How about 3 50 KW during daytime stations less than 315 miles apart? You use to have WAPI non-directional daytime 50 KW day on 1070. WFLI 50KW 3 tower directional day Lookout Mountain (Chattanooga) only 133 miles northeast. And 168 miles away from WFLI you have WCSZ San Souci SC (Greenville) 50 KW non-directional day. You had two 50 KW non-directional stations around 240 miles apart. Somewhere between downtown Ball Ground GA and the end of Interstate 575 there two non-directional 50 KW signals than 125 miles away. But during the daytime normally you can’t either because WFLI is approximately 115 miles away.

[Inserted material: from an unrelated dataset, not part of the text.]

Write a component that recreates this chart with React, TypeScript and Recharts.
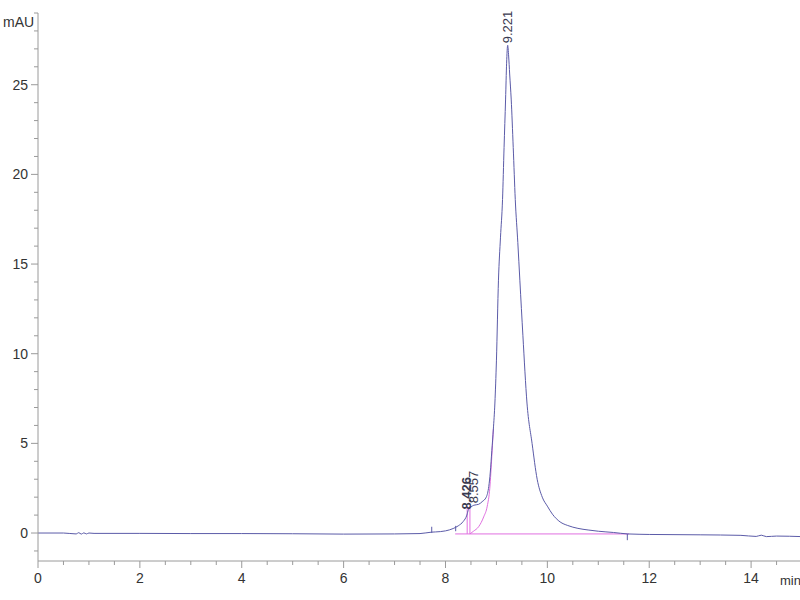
import { Line, LineChart, ReferenceDot, ReferenceLine, XAxis, YAxis } from 'recharts';

// blue detector trace (min, mAU)
const traceTime = [
  0, 0.5, 0.75, 0.8, 0.85, 0.9, 0.95, 1.0, 1.1, 2, 3, 4, 5, 6, 7, 7.5, 7.73, 7.8, 8.0, 8.15, 8.25, 8.35,
  8.42, 8.45, 8.5, 8.557, 8.65, 8.72, 8.8, 8.85, 8.88, 8.91, 8.94, 8.97, 9.0, 9.04, 9.08, 9.12, 9.15, 9.18,
  9.2, 9.221, 9.24, 9.26, 9.29, 9.33, 9.37, 9.42, 9.46, 9.52, 9.6, 9.7, 9.8, 9.9, 10.0, 10.1, 10.25, 10.4,
  10.6, 10.8, 11.0, 11.3, 11.57, 11.8, 12, 13, 13.8, 14.1, 14.2, 14.3, 14.5, 15,
];
const traceSignal = [
  0, 0, -0.05, 0.02, -0.06, 0.01, -0.05, 0, -0.02, -0.02, -0.03, -0.03, -0.04, -0.06, -0.05, -0.03, 0.05,
  0.06, 0.12, 0.25, 0.4, 0.65, 1.0, 1.3, 1.45, 1.55, 1.6, 1.75, 2.0, 2.6, 3.4, 4.6, 5.8, 7.25, 9.6, 14.1,
  16.5, 18.6, 21.5, 24.2, 26.2, 27.2, 26.6, 25.6, 24.2, 21.5, 18.6, 16.2, 14.1, 11.0, 7.25, 5.0, 3.0, 2.0,
  1.5, 1.05, 0.62, 0.42, 0.26, 0.17, 0.1, 0.03, -0.05, -0.07, -0.08, -0.1, -0.13, -0.19, -0.12, -0.2, -0.17,
  -0.2,
];

// magenta skim of the main peak and the integration baseline
const skimTime = [8.48, 8.55, 8.65, 8.75, 8.82, 8.87, 8.91, 8.94];
const skimSignal = [-0.05, 0.1, 0.35, 0.9, 1.5, 2.5, 4.3, 5.8];
const baseTime = [8.19, 11.6];
const baseSignal = [-0.05, -0.05];

// peak markers
const dropTimes = [8.426, 8.48];
const dropTops = [1.5, 1.5];
const tickTimes = [7.73, 8.2, 11.57];
const tickLow = [0, 0.1, -0.05];
const tickHigh = [0.35, 0.4, -0.4];

const peakTimes = [8.426, 8.557, 9.221];
const peakHeights = [1.2, 1.55, 27.2];
const peakLabels = ['8.426', '8.557', '9.221'];

const xTicks = Array.from({ length: 30 }, (_, i) => i * 0.5);
const xLabels = [0, 2, 4, 6, 8, 10, 12, 14];
const yTicks = Array.from({ length: 31 }, (_, i) => i - 1);
const yLabels = [0, 5, 10, 15, 20, 25];

const trace = traceTime.map((t, i) => ({ t, v: traceSignal[i] }));
const skim = skimTime.map((t, i) => ({ t, v: skimSignal[i] }));
const base = baseTime.map((t, i) => ({ t, v: baseSignal[i] }));

const FONT = '"Liberation Sans Narrow", "Liberation Sans", Arial, sans-serif';
const AXIS = '#9a9a9a';
const BLUE = '#5b5ba8';
const PINK = '#e070e0';

function XTick({ x, y, payload }: any) {
  const major = xLabels.includes(payload.value);
  return (
    <g>
      <line x1={x} y1={y} x2={x} y2={y + (major ? 7 : 4)} stroke={AXIS} />
      {major && (
        <text x={x} y={y + 22} textAnchor="middle" fontSize={14} fontFamily={FONT} fill="#333">
          {payload.value}
        </text>
      )}
    </g>
  );
}

function YTick({ x, y, payload }: any) {
  const major = yLabels.includes(payload.value);
  return (
    <g>
      <line x1={x} y1={y} x2={x - (major ? 7 : 4)} y2={y} stroke={AXIS} />
      {major && (
        <text x={x - 10} y={y + 5} textAnchor="end" fontSize={14} fontFamily={FONT} fill="#333">
          {payload.value}
        </text>
      )}
    </g>
  );
}

export default function App() {
  return (
    <div style={{ position: 'absolute', left: 0, top: 0, width: 800, height: 600, background: '#fff' }}>
      <LineChart width={800} height={600} margin={{ top: 13, right: 0, bottom: 0, left: 0 }}>
        <XAxis
          dataKey="t"
          type="number"
          domain={[0, 14.96]}
          ticks={xTicks}
          interval={0}
          allowDataOverflow
          height={39}
          stroke={AXIS}
          tickLine={false}
          tickSize={0}
          tickMargin={0}
          tick={<XTick />}
        />
        <YAxis
          type="number"
          domain={[-1.56, 29]}
          ticks={yTicks}
          interval={0}
          allowDataOverflow
          width={38}
          stroke={AXIS}
          tickLine={false}
          tickSize={0}
          tickMargin={0}
          tick={<YTick />}
        />
        <Line data={base} dataKey="v" stroke={PINK} strokeWidth={1} dot={false} isAnimationActive={false} />
        <Line data={skim} dataKey="v" type="monotone" stroke={PINK} strokeWidth={1} dot={false} isAnimationActive={false} />
        {dropTimes.map((t, i) => (
          <ReferenceLine
            key={'d' + i}
            segment={[{ x: t, y: -0.05 }, { x: t, y: dropTops[i] }]}
            stroke={PINK}
            strokeWidth={1}
          />
        ))}
        <Line data={trace} dataKey="v" type="monotone" stroke={BLUE} strokeWidth={1} dot={false} isAnimationActive={false} />
        {tickTimes.map((t, i) => (
          <ReferenceLine
            key={'k' + i}
            segment={[{ x: t, y: tickLow[i] }, { x: t, y: tickHigh[i] }]}
            stroke={BLUE}
            strokeWidth={1}
          />
        ))}
        {peakTimes.map((t, i) => (
          <ReferenceDot
            key={'p' + i}
            x={t}
            y={peakHeights[i]}
            r={0}
            shape={(p: any) => (
              <text
                x={p.cx + 4}
                y={p.cy - 2}
                transform={`rotate(-90 ${p.cx + 4} ${p.cy - 2})`}
                fontSize={13}
                fontFamily={FONT}
                fontWeight={i === 0 ? 700 : 400}
                fill="#3a3a50"
              >
                {peakLabels[i]}
              </text>
            )}
          />
        ))}
      </LineChart>
      <div style={{ position: 'absolute', left: 3, top: 14, fontSize: 14, fontFamily: FONT, color: '#333' }}>mAU</div>
      <div style={{ position: 'absolute', left: 780, top: 573, fontSize: 13, fontFamily: FONT, color: '#333' }}>min</div>
    </div>
  );
}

1070 would be considered “mid dial” in most areas, but thanks to super crappy soil conductivity the commission licensed all three Class B AMs.
 
How about 3 50 KW during daytime stations less than 315 miles apart? You use to have WAPI non-directional daytime 50 KW day on 1070. WFLI 50KW 3 tower directional day Lookout Mountain (Chattanooga) only 133 miles northeast. And 168 miles away from WFLI you have WCSZ San Souci SC (Greenville) 50 KW non-directional day. You had two 50 KW non-directional stations around 240 miles apart. Somewhere between downtown Ball Ground GA and the end of Interstate 575 there two non-directional 50 KW signals than 125 miles away. But during the daytime normally you can’t either because WFLI is approximately 115 miles away.
1070 would be considered “mid dial” in most areas, but thanks to super crappy soil conductivity the commission licensed all three Class B AMs.
It would be interesting to see the Proof of Performance for the DAs on that. In Western and Northern Michigan, there are plenty of places that show 0.1-2 mS/m in the higher elevation areas. This sounds like the mountains are also very low conductivity. On Long Island, they just did a Proof where the dots on the radials were well below the lowest ground wave curve, 0.1 mS/m.